··· Material shown ···
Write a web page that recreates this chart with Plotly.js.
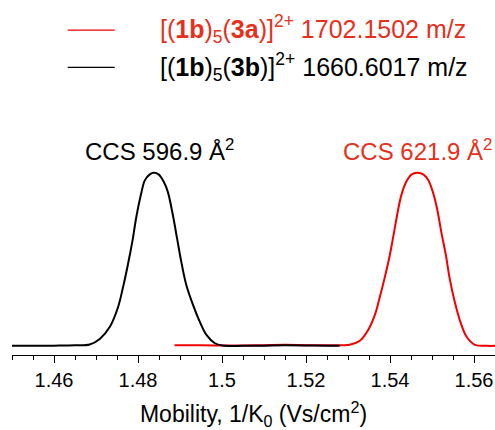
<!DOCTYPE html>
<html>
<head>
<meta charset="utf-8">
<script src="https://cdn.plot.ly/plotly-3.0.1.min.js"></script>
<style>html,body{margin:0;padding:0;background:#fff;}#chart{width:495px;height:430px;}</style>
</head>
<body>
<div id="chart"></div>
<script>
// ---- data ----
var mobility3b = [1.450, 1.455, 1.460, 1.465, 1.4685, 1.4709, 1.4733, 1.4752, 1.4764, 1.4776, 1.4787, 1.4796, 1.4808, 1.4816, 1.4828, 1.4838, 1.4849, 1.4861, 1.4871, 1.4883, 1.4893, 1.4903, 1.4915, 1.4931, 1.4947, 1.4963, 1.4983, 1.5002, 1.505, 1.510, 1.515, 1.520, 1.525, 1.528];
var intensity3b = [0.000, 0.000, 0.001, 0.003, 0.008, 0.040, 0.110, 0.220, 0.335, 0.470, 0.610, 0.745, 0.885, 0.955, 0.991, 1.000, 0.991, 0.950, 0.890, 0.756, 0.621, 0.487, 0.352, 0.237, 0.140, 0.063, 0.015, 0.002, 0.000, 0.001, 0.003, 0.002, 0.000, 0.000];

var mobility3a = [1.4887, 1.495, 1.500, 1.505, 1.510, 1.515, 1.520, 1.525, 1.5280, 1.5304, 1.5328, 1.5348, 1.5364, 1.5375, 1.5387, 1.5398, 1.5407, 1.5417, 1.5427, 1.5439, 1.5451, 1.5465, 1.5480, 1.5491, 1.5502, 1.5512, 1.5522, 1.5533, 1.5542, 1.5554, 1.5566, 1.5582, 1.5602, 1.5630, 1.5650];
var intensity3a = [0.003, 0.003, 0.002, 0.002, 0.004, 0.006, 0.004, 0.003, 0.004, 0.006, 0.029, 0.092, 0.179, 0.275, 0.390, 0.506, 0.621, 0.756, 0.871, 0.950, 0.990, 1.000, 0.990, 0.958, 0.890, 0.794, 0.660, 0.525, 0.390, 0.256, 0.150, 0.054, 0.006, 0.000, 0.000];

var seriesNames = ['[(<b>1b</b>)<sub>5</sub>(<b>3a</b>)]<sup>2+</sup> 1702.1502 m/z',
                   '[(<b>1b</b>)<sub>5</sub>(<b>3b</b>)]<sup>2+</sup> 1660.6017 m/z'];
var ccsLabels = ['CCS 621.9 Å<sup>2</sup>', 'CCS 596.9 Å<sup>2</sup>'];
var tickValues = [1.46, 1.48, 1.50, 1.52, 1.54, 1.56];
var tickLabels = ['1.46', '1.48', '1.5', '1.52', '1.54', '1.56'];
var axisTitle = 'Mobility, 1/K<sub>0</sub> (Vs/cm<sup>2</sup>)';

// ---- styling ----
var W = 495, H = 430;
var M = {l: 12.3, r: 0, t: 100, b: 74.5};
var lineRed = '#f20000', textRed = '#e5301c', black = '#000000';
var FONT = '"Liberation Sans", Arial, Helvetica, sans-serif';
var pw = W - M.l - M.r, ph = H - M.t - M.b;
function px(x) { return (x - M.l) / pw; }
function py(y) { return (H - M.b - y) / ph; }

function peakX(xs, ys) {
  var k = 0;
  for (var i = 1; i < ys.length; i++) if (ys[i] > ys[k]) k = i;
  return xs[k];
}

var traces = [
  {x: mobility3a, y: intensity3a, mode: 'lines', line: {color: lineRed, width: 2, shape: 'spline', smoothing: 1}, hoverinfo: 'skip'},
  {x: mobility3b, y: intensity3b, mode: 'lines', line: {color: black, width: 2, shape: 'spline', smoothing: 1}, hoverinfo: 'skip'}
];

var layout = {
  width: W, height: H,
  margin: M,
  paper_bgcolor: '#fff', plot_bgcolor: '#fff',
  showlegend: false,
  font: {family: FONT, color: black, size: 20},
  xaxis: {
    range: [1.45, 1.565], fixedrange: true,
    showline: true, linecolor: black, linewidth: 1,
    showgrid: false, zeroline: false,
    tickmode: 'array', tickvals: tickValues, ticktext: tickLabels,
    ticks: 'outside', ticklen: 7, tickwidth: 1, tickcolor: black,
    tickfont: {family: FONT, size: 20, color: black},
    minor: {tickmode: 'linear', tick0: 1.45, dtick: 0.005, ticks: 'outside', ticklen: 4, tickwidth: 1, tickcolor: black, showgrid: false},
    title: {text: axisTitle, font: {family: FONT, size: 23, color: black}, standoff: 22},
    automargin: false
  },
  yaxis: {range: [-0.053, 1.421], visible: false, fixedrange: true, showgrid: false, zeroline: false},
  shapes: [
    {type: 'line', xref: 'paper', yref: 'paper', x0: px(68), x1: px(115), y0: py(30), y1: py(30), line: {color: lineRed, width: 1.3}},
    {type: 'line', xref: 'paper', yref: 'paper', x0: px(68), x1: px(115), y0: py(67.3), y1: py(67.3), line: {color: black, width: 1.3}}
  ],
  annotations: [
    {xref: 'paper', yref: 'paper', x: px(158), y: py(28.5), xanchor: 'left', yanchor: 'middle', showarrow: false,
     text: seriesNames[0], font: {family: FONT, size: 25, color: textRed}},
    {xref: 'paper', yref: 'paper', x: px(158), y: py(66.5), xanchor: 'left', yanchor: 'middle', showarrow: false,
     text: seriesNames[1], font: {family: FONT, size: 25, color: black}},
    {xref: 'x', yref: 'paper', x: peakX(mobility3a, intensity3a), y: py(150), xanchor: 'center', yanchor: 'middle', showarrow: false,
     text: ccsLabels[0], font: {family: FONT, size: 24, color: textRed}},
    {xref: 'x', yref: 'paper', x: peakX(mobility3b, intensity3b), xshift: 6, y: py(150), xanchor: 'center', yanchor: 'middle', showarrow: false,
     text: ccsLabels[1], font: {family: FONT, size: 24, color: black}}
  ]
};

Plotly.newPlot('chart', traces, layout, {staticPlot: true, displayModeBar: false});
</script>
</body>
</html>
···
··· Material shown ···
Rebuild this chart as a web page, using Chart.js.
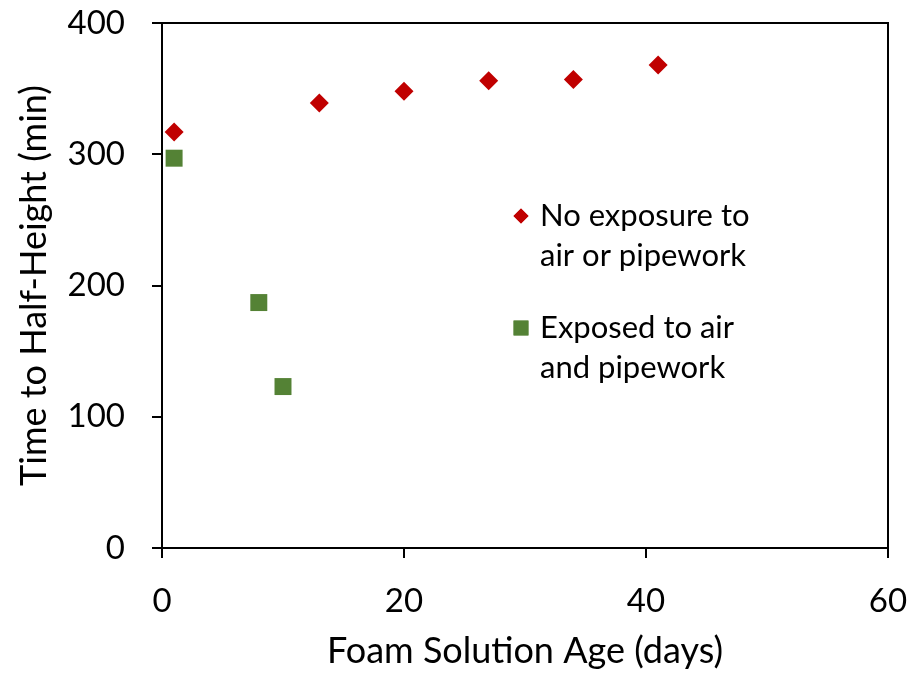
···
··· Material shown ···
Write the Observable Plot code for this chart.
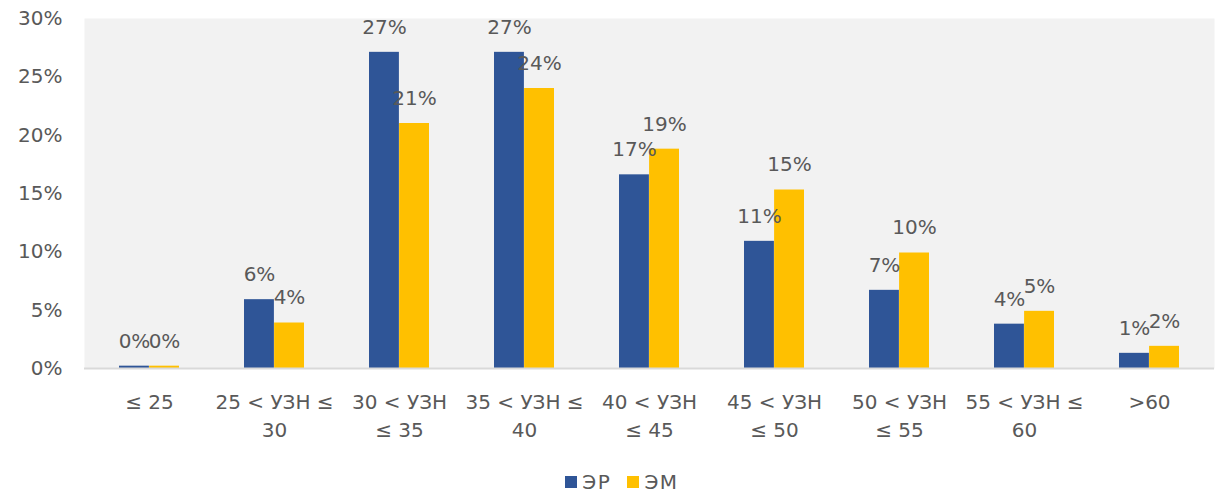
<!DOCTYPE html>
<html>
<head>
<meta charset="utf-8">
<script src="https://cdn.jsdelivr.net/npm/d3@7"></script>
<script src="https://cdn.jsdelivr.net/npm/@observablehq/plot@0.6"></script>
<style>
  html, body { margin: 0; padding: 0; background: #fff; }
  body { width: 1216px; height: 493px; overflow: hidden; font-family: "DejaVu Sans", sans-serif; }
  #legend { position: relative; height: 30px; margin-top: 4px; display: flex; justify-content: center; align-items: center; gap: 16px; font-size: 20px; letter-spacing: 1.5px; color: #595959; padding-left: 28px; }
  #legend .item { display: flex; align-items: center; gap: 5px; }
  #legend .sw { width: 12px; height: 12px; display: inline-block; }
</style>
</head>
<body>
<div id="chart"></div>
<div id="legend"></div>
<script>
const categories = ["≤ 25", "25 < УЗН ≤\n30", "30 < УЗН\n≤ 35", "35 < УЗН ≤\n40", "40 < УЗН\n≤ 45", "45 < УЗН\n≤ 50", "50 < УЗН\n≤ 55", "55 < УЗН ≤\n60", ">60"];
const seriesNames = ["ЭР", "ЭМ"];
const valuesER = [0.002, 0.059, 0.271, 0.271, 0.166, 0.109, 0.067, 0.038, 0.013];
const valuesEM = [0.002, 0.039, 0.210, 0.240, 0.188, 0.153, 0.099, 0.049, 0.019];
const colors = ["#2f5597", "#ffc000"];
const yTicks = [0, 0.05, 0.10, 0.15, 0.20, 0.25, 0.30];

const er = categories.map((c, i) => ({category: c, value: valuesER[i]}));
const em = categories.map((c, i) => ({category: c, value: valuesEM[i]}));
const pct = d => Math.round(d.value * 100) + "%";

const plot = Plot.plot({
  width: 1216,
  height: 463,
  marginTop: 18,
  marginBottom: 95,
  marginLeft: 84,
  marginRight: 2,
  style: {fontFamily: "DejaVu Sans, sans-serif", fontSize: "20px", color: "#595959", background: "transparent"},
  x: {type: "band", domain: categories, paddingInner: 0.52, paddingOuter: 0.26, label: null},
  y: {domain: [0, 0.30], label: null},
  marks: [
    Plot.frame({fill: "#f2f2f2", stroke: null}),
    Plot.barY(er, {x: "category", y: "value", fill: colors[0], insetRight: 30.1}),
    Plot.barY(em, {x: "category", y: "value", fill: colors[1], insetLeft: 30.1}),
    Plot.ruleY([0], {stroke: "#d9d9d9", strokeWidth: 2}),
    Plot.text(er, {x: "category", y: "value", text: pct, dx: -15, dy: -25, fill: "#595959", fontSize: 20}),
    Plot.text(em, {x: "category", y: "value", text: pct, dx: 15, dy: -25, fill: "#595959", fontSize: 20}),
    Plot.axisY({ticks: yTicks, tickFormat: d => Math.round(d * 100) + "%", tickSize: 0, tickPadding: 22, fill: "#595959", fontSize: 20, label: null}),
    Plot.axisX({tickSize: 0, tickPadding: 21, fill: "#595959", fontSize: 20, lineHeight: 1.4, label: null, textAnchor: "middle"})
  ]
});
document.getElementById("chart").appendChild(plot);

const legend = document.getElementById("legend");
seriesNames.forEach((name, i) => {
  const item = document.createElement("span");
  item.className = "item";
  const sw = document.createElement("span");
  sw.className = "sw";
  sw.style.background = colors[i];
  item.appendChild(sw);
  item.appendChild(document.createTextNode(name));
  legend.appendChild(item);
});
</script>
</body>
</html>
···
-- Directions for this task --
Extract from the material above the stretch running from the line containing "Write the Observable" through the line containing "const pct = d". Keep the text exact and the pictures out.

-- Answer --
Write the Observable Plot code for this chart.
<!DOCTYPE html>
<html>
<head>
<meta charset="utf-8">
<script src="https://cdn.jsdelivr.net/npm/d3@7"></script>
<script src="https://cdn.jsdelivr.net/npm/@observablehq/plot@0.6"></script>
<style>
  html, body { margin: 0; padding: 0; background: #fff; }
  body { width: 1216px; height: 493px; overflow: hidden; font-family: "DejaVu Sans", sans-serif; }
  #legend { position: relative; height: 30px; margin-top: 4px; display: flex; justify-content: center; align-items: center; gap: 16px; font-size: 20px; letter-spacing: 1.5px; color: #595959; padding-left: 28px; }
  #legend .item { display: flex; align-items: center; gap: 5px; }
  #legend .sw { width: 12px; height: 12px; display: inline-block; }
</style>
</head>
<body>
<div id="chart"></div>
<div id="legend"></div>
<script>
const categories = ["≤ 25", "25 < УЗН ≤\n30", "30 < УЗН\n≤ 35", "35 < УЗН ≤\n40", "40 < УЗН\n≤ 45", "45 < УЗН\n≤ 50", "50 < УЗН\n≤ 55", "55 < УЗН ≤\n60", ">60"];
const seriesNames = ["ЭР", "ЭМ"];
const valuesER = [0.002, 0.059, 0.271, 0.271, 0.166, 0.109, 0.067, 0.038, 0.013];
const valuesEM = [0.002, 0.039, 0.210, 0.240, 0.188, 0.153, 0.099, 0.049, 0.019];
const colors = ["#2f5597", "#ffc000"];
const yTicks = [0, 0.05, 0.10, 0.15, 0.20, 0.25, 0.30];

const er = categories.map((c, i) => ({category: c, value: valuesER[i]}));
const em = categories.map((c, i) => ({category: c, value: valuesEM[i]}));
const pct = d => Math.round(d.value * 100) + "%";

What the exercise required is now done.